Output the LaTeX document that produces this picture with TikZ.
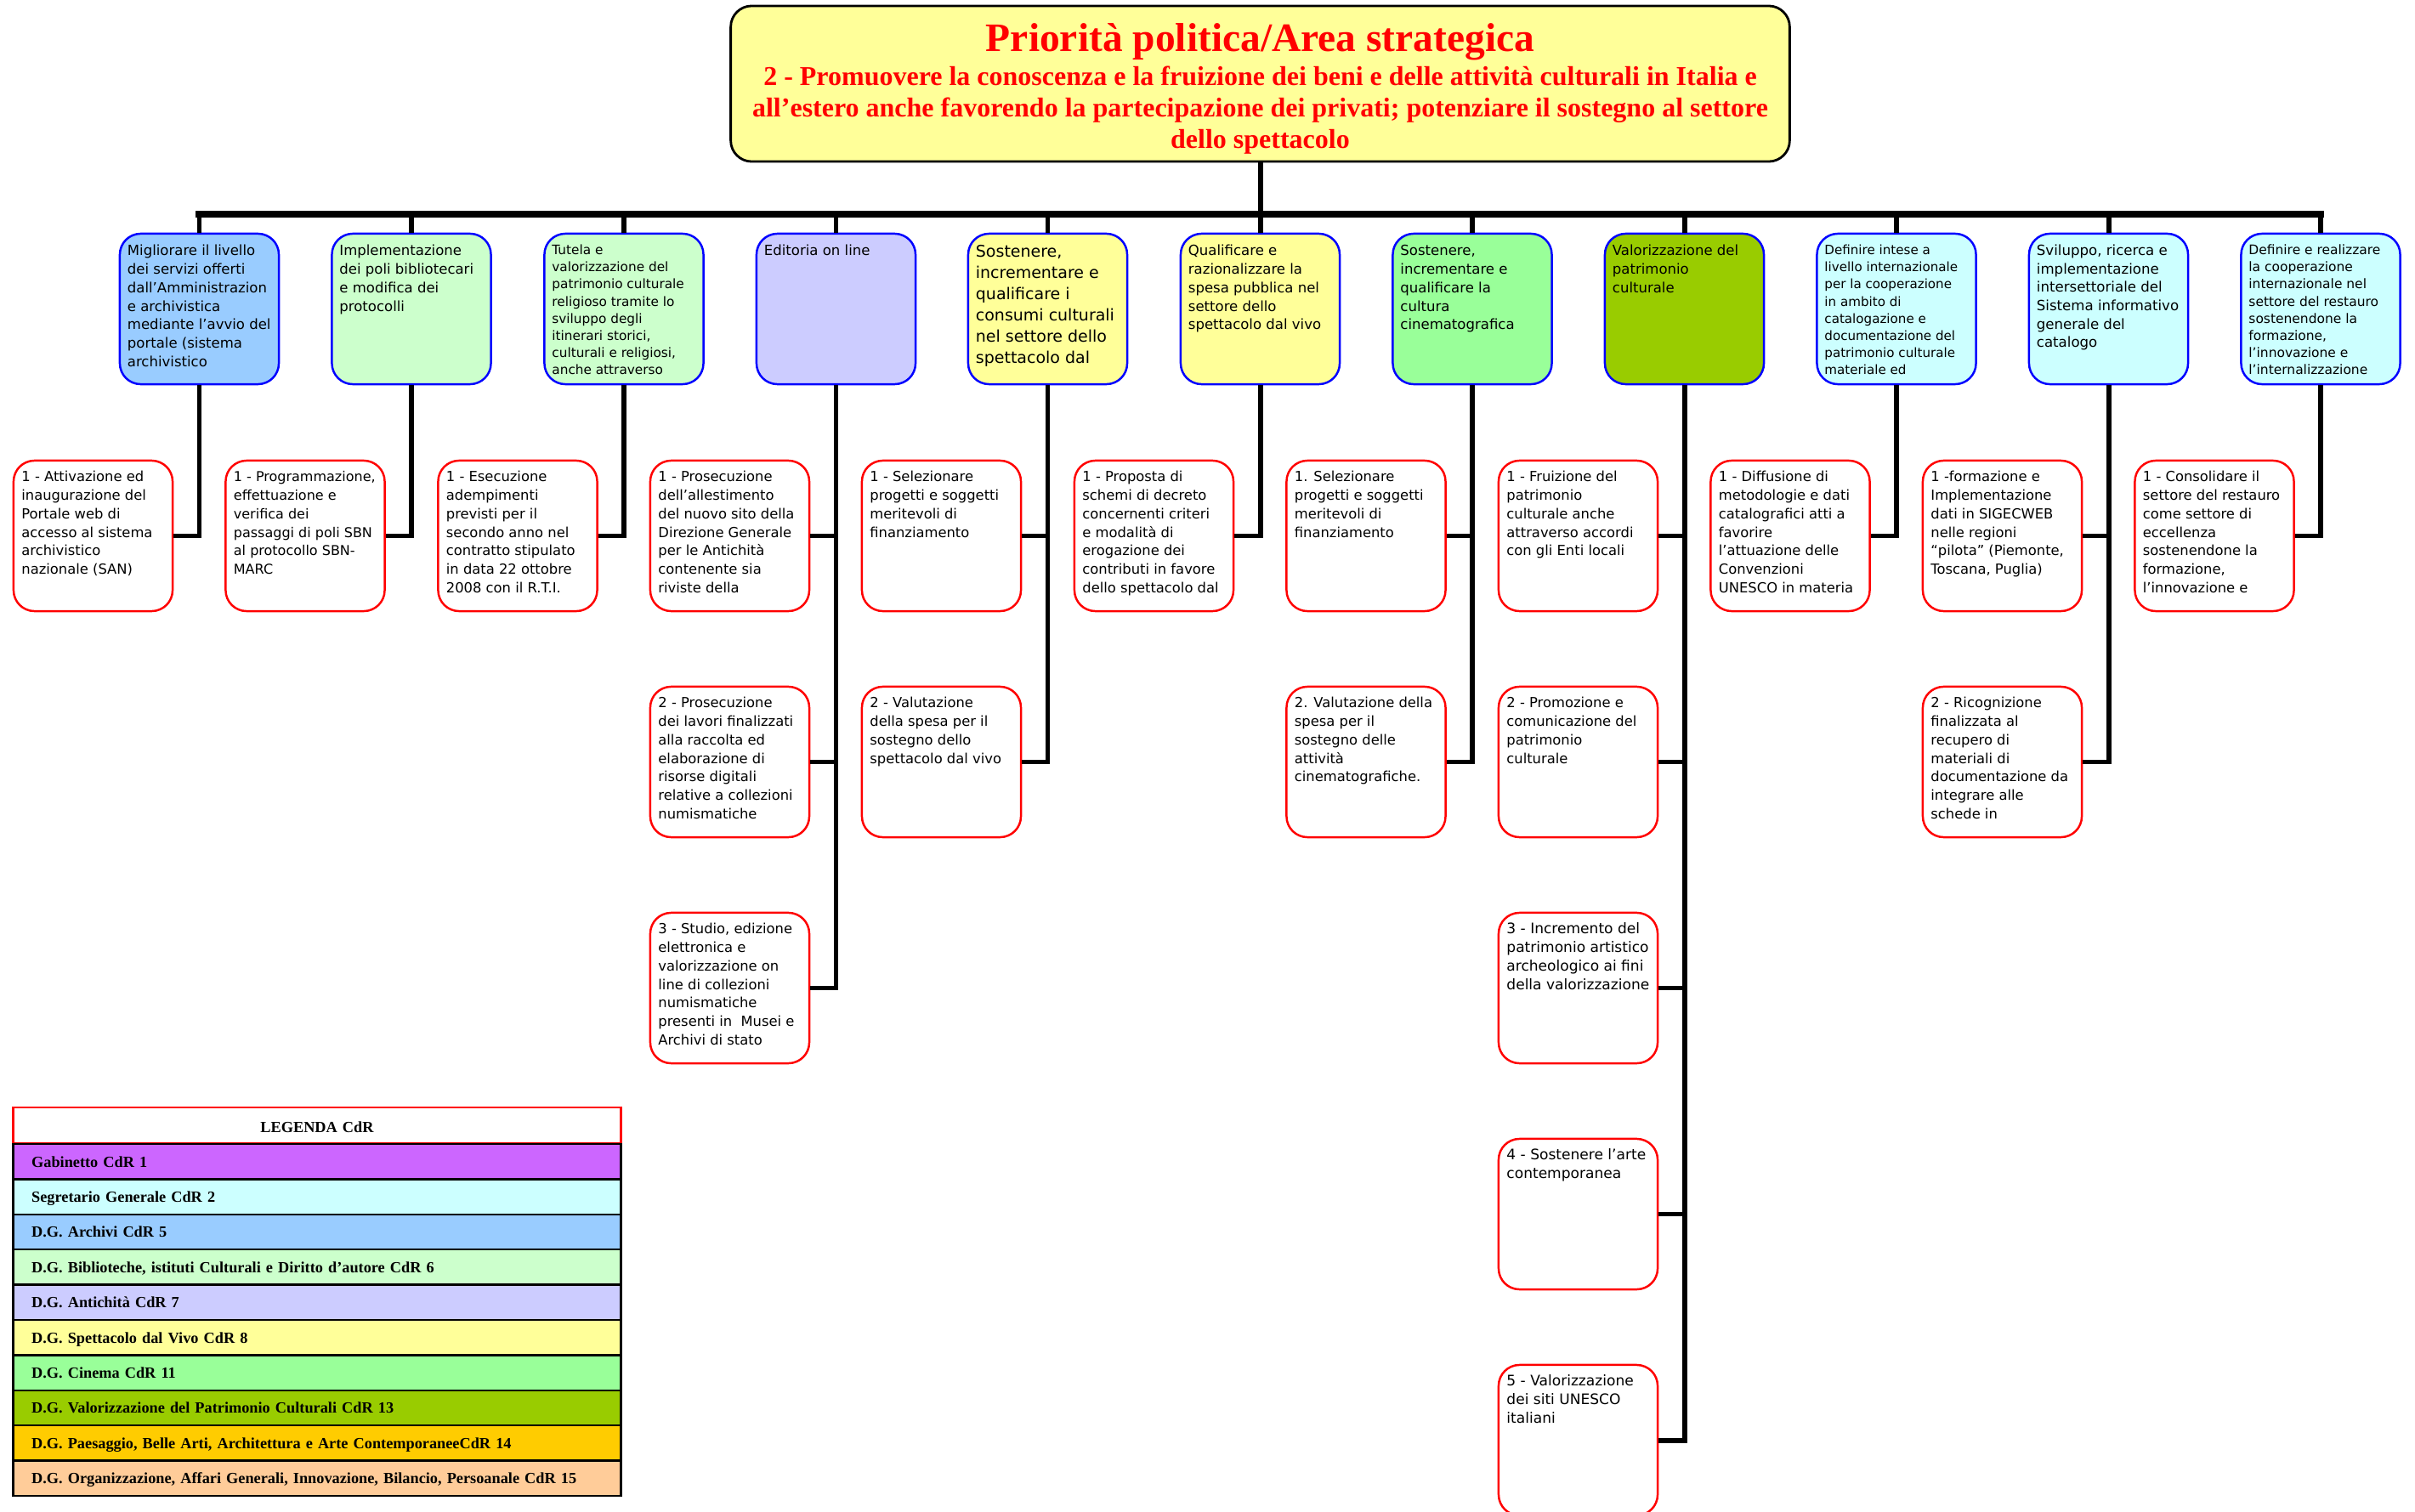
\documentclass[tikz,border=0pt]{standalone}
\usepackage{fontspec}
\setmainfont{DejaVu Sans}
\newfontfamily\tnr{Liberation Serif}
\usetikzlibrary{calc}
\definecolor{cyel}{HTML}{FFFF99}
\definecolor{cblue}{HTML}{99CCFF}
\definecolor{cbib}{HTML}{CCFFCC}
\definecolor{cant}{HTML}{CCCCFF}
\definecolor{ccin}{HTML}{99FF99}
\definecolor{cval}{HTML}{99CC00}
\definecolor{ccyan}{HTML}{CCFFFF}
\definecolor{cgab}{HTML}{CC66FF}
\definecolor{cpae}{HTML}{FFCC00}
\definecolor{corg}{HTML}{FFCC99}
\definecolor{bblue}{HTML}{0000FF}
\definecolor{rred}{HTML}{FF0000}
\tikzset{
  topbox/.style={draw=black, line width=0.8pt, rounded corners=7pt, fill=cyel,
    minimum width=12.45cm, minimum height=1.83cm, inner sep=0pt},
  lonebox/.style={draw=bblue, line width=0.7pt, rounded corners=7pt,
    minimum width=1.87cm, minimum height=1.77cm, inner sep=0pt},
  ltwobox/.style={draw=rred, line width=0.7pt, rounded corners=7pt, fill=white,
    minimum width=1.87cm, minimum height=1.77cm, inner sep=0pt},
  txt/.style={inner sep=0pt, text=black},
  conn/.style={line width=1.7pt, black},
  legrow/.style={draw=black, line width=0.7pt, minimum width=7.15cm, minimum height=0.414cm,
    inner xsep=6.1pt, inner ysep=0pt, text width=191pt, align=left,
    text height=4.6pt, text depth=1pt, font=\tnr\bfseries\fontsize{5.2}{6}\selectfont},
  leghead/.style={draw=rred, line width=0.7pt, fill=white, minimum width=7.15cm, minimum height=0.42cm,
    inner xsep=6.1pt, inner ysep=0pt, text width=191pt, align=center,
    text height=5.3pt, text depth=0.6pt, font=\tnr\bfseries\fontsize{5.2}{6}\selectfont},
}
% level-1 box: name, x, fill, first baseline offset (px), text (with font)
\newcommand\LvOne[5]{%
  \node[lonebox, fill=#3] (#1) at (#2,363.5) {};
  \node[txt, anchor=base west] (#1t) at ($(#1.north west)+(9.5,#4)$)
    {\parbox[t]{3cm}{\raggedright #5}};}
% level-2 box: name, x, row, text
\newcommand\LvTwo[4]{%
  \node[ltwobox] (#1) at (#2,{630.5+266*#3}) {};
  \node[txt, anchor=base west] (#1t) at ($(#1.north west)+(10,26)$)
    {\parbox[t]{3cm}{\raggedright\fontsize{4.65}{6.2}\selectfont #4}};}
\begin{document}
\begin{tikzpicture}[x=0.01cm, y=-0.01cm]
\useasboundingbox (0,0) rectangle (2841,1779);

% top box
\node[topbox] (top) at (1482.5,98.5) {};
\node[txt, anchor=base, text=rred, font=\tnr\bfseries\fontsize{13.5}{16}\selectfont] (title)
  at (1482.5,61) {Priorità politica/Area strategica};
\node[txt, anchor=base, text=rred, font=\tnr\bfseries\fontsize{9.1}{10.5}\selectfont] (subtitle)
  at (1482.5,101) {\parbox[t]{13cm}{\centering 2 - Promuovere la conoscenza e la fruizione dei beni e delle attività culturali in Italia e\\
  all’estero anche favorendo la partecipazione dei privati; potenziare il sostegno al settore\\
  dello spettacolo}};

% level 1
\LvOne{p1}{234.5}{cblue}{27}{\fontsize{4.7}{6.2}\selectfont Migliorare il livello\\dei servizi offerti\\dall'Amministrazion\\e archivistica\\mediante l'avvio del\\portale (sistema\\archivistico}
\LvOne{p2}{484}{cbib}{27}{\fontsize{4.7}{6.2}\selectfont Implementazione\\dei poli bibliotecari\\e modifica dei\\protocolli}
\LvOne{p3}{734}{cbib}{26}{\fontsize{4.35}{5.72}\selectfont Tutela e\\valorizzazione del\\patrimonio culturale\\religioso tramite lo\\sviluppo degli\\itinerari storici,\\culturali e religiosi,\\anche attraverso}
\LvOne{p4}{983.5}{cant}{27}{\fontsize{4.7}{6.2}\selectfont Editoria on line}
\LvOne{p5}{1232.5}{cyel}{29}{\fontsize{5.4}{7.1}\selectfont Sostenere,\\incrementare e\\qualificare i\\consumi culturali\\nel settore dello\\spettacolo dal}
\LvOne{p6}{1482.5}{cyel}{27}{\fontsize{4.7}{6.2}\selectfont Qualificare e\\razionalizzare la\\spesa pubblica nel\\settore dello\\spettacolo dal vivo}
\LvOne{p7}{1732}{ccin}{27}{\fontsize{4.7}{6.2}\selectfont Sostenere,\\incrementare e\\qualificare la\\cultura\\cinematografica}
\LvOne{p8}{1981.5}{cval}{27}{\fontsize{4.7}{6.2}\selectfont Valorizzazione del\\patrimonio\\culturale}
\LvOne{p9}{2231}{ccyan}{26}{\fontsize{4.3}{5.72}\selectfont Definire intese a\\livello internazionale\\per la cooperazione\\in ambito di\\catalogazione e\\documentazione del\\patrimonio culturale\\materiale ed}
\LvOne{p10}{2480.5}{ccyan}{27}{\fontsize{4.72}{6.15}\selectfont Sviluppo, ricerca e\\implementazione\\intersettoriale del\\Sistema informativo\\generale del\\catalogo}
\LvOne{p11}{2730}{ccyan}{26}{\fontsize{4.4}{5.72}\selectfont Definire e realizzare\\la cooperazione\\internazionale nel\\settore del restauro\\sostenendone la\\formazione,\\l'innovazione e\\l'internalizzazione}

% level 2
\LvTwo{c1a}{109.5}{0}{1 - Attivazione ed\\inaugurazione del\\Portale web di\\accesso al sistema\\archivistico\\nazionale (SAN)}
\LvTwo{c2a}{359}{0}{\fontsize{4.55}{6.2}\selectfont 1 - Programmazione,\\effettuazione e\\verifica dei\\passaggi di poli SBN\\al protocollo SBN-\\MARC}
\LvTwo{c3a}{609}{0}{1 - Esecuzione\\adempimenti\\previsti per il\\secondo anno nel\\contratto stipulato\\in data 22 ottobre\\2008 con il R.T.I.}
\LvTwo{c4a}{858.5}{0}{1 - Prosecuzione\\dell’allestimento\\del nuovo sito della\\Direzione Generale\\per le Antichità\\contenente sia\\riviste della}
\LvTwo{c4b}{858.5}{1}{2 - Prosecuzione\\dei lavori finalizzati\\alla raccolta ed\\elaborazione di\\risorse digitali\\relative a collezioni\\numismatiche}
\LvTwo{c4c}{858.5}{2}{3 - Studio, edizione\\elettronica e\\valorizzazione on\\line di collezioni\\numismatiche\\presenti in\ \ Musei e\\Archivi di stato}
\LvTwo{c5a}{1107.5}{0}{1 - Selezionare\\progetti e soggetti\\meritevoli di\\finanziamento}
\LvTwo{c5b}{1107.5}{1}{2 - Valutazione\\della spesa per il\\sostegno dello\\spettacolo dal vivo}
\LvTwo{c6a}{1357.5}{0}{1 - Proposta di\\schemi di decreto\\concernenti criteri\\e modalità di\\erogazione dei\\contributi in favore\\dello spettacolo dal}
\LvTwo{c7a}{1607}{0}{1. Selezionare\\progetti e soggetti\\meritevoli di\\finanziamento}
\LvTwo{c7b}{1607}{1}{2. Valutazione della\\spesa per il\\sostegno delle\\attività\\cinematografiche.}
\LvTwo{c8a}{1856.5}{0}{1 - Fruizione del\\patrimonio\\culturale anche\\attraverso accordi\\con gli Enti locali}
\LvTwo{c8b}{1856.5}{1}{2 - Promozione e\\comunicazione del\\patrimonio\\culturale}
\LvTwo{c8c}{1856.5}{2}{\fontsize{4.85}{6.2}\selectfont 3 - Incremento del\\patrimonio artistico\\archeologico ai fini\\della valorizzazione}
\LvTwo{c8d}{1856.5}{3}{\fontsize{4.85}{6.2}\selectfont 4 - Sostenere l’arte\\contemporanea}
\LvTwo{c8e}{1856.5}{4}{\fontsize{4.85}{6.2}\selectfont 5 - Valorizzazione\\dei siti UNESCO\\italiani}
\LvTwo{c9a}{2106}{0}{1 - Diffusione di\\metodologie e dati\\catalografici atti a\\favorire\\l’attuazione delle\\Convenzioni\\UNESCO in materia}
\LvTwo{c10a}{2355.5}{0}{1 -formazione e\\Implementazione\\dati in SIGECWEB\\nelle regioni\\“pilota” (Piemonte,\\Toscana, Puglia)}
\LvTwo{c10b}{2355.5}{1}{2 - Ricognizione\\finalizzata al\\recupero di\\materiali di\\documentazione da\\integrare alle\\schede in}
\LvTwo{c11a}{2605}{0}{1 - Consolidare il\\settore del restauro\\come settore di\\eccellenza\\sostenendone la\\formazione,\\l'innovazione e}

% connectors
\coordinate (bus) at (1482.5,252);
\draw[conn, line width=2.3pt, line cap=rect] (p1.north |- bus) -- (p11.north |- bus);
\draw[conn] (top.south) -- (top.south |- bus);
\foreach \i in {1,...,11} {\draw[conn] (p\i.north) -- (p\i.north |- bus);}
\foreach \c/\p in {c1a/p1, c2a/p2, c3a/p3, c4a/p4, c4b/p4, c4c/p4, c5a/p5, c5b/p5, c6a/p6,
  c7a/p7, c7b/p7, c8a/p8, c8b/p8, c8c/p8, c8d/p8, c8e/p8, c9a/p9, c10a/p10, c10b/p10, c11a/p11}
  {\draw[conn] (\p.south) |- (\c.east);}

% legend
\node[leghead] (lgh) at (373,1324) {LEGENDA CdR};
\node[legrow, fill=cgab] (lg1) at (373,1366.7) {Gabinetto CdR 1};
\node[legrow, fill=ccyan] (lg2) at (373,1408.1) {Segretario Generale CdR 2};
\node[legrow, fill=cblue] (lg3) at (373,1449.5) {D.G. Archivi CdR 5};
\node[legrow, fill=cbib] (lg4) at (373,1490.9) {D.G. Biblioteche, istituti Culturali e Diritto d’autore CdR 6};
\node[legrow, fill=cant] (lg5) at (373,1532.3) {D.G. Antichità CdR 7};
\node[legrow, fill=cyel] (lg6) at (373,1573.7) {D.G. Spettacolo dal Vivo CdR 8};
\node[legrow, fill=ccin] (lg7) at (373,1615.1) {D.G. Cinema CdR 11};
\node[legrow, fill=cval] (lg8) at (373,1656.5) {D.G. Valorizzazione del Patrimonio Culturali CdR 13};
\node[legrow, fill=cpae] (lg9) at (373,1697.9) {D.G. Paesaggio, Belle Arti, Architettura e Arte ContemporaneeCdR 14};
\node[legrow, fill=corg] (lg10) at (373,1739.3) {D.G. Organizzazione, Affari Generali, Innovazione, Bilancio, Persoanale CdR 15};
\end{tikzpicture}
\end{document}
○ ○ ○ ○
Instructions for the task:
Your task is to reproduce exactly the lines from the start of the data above through the line containing "(0,0) rectangle (2841,1779);", leaving every picture out.

Answer for this exercise:
Output the LaTeX document that produces this picture with TikZ.
\documentclass[tikz,border=0pt]{standalone}
\usepackage{fontspec}
\setmainfont{DejaVu Sans}
\newfontfamily\tnr{Liberation Serif}
\usetikzlibrary{calc}
\definecolor{cyel}{HTML}{FFFF99}
\definecolor{cblue}{HTML}{99CCFF}
\definecolor{cbib}{HTML}{CCFFCC}
\definecolor{cant}{HTML}{CCCCFF}
\definecolor{ccin}{HTML}{99FF99}
\definecolor{cval}{HTML}{99CC00}
\definecolor{ccyan}{HTML}{CCFFFF}
\definecolor{cgab}{HTML}{CC66FF}
\definecolor{cpae}{HTML}{FFCC00}
\definecolor{corg}{HTML}{FFCC99}
\definecolor{bblue}{HTML}{0000FF}
\definecolor{rred}{HTML}{FF0000}
\tikzset{
  topbox/.style={draw=black, line width=0.8pt, rounded corners=7pt, fill=cyel,
    minimum width=12.45cm, minimum height=1.83cm, inner sep=0pt},
  lonebox/.style={draw=bblue, line width=0.7pt, rounded corners=7pt,
    minimum width=1.87cm, minimum height=1.77cm, inner sep=0pt},
  ltwobox/.style={draw=rred, line width=0.7pt, rounded corners=7pt, fill=white,
    minimum width=1.87cm, minimum height=1.77cm, inner sep=0pt},
  txt/.style={inner sep=0pt, text=black},
  conn/.style={line width=1.7pt, black},
  legrow/.style={draw=black, line width=0.7pt, minimum width=7.15cm, minimum height=0.414cm,
    inner xsep=6.1pt, inner ysep=0pt, text width=191pt, align=left,
    text height=4.6pt, text depth=1pt, font=\tnr\bfseries\fontsize{5.2}{6}\selectfont},
  leghead/.style={draw=rred, line width=0.7pt, fill=white, minimum width=7.15cm, minimum height=0.42cm,
    inner xsep=6.1pt, inner ysep=0pt, text width=191pt, align=center,
    text height=5.3pt, text depth=0.6pt, font=\tnr\bfseries\fontsize{5.2}{6}\selectfont},
}
% level-1 box: name, x, fill, first baseline offset (px), text (with font)
\newcommand\LvOne[5]{%
  \node[lonebox, fill=#3] (#1) at (#2,363.5) {};
  \node[txt, anchor=base west] (#1t) at ($(#1.north west)+(9.5,#4)$)
    {\parbox[t]{3cm}{\raggedright #5}};}
% level-2 box: name, x, row, text
\newcommand\LvTwo[4]{%
  \node[ltwobox] (#1) at (#2,{630.5+266*#3}) {};
  \node[txt, anchor=base west] (#1t) at ($(#1.north west)+(10,26)$)
    {\parbox[t]{3cm}{\raggedright\fontsize{4.65}{6.2}\selectfont #4}};}
\begin{document}
\begin{tikzpicture}[x=0.01cm, y=-0.01cm]
\useasboundingbox (0,0) rectangle (2841,1779);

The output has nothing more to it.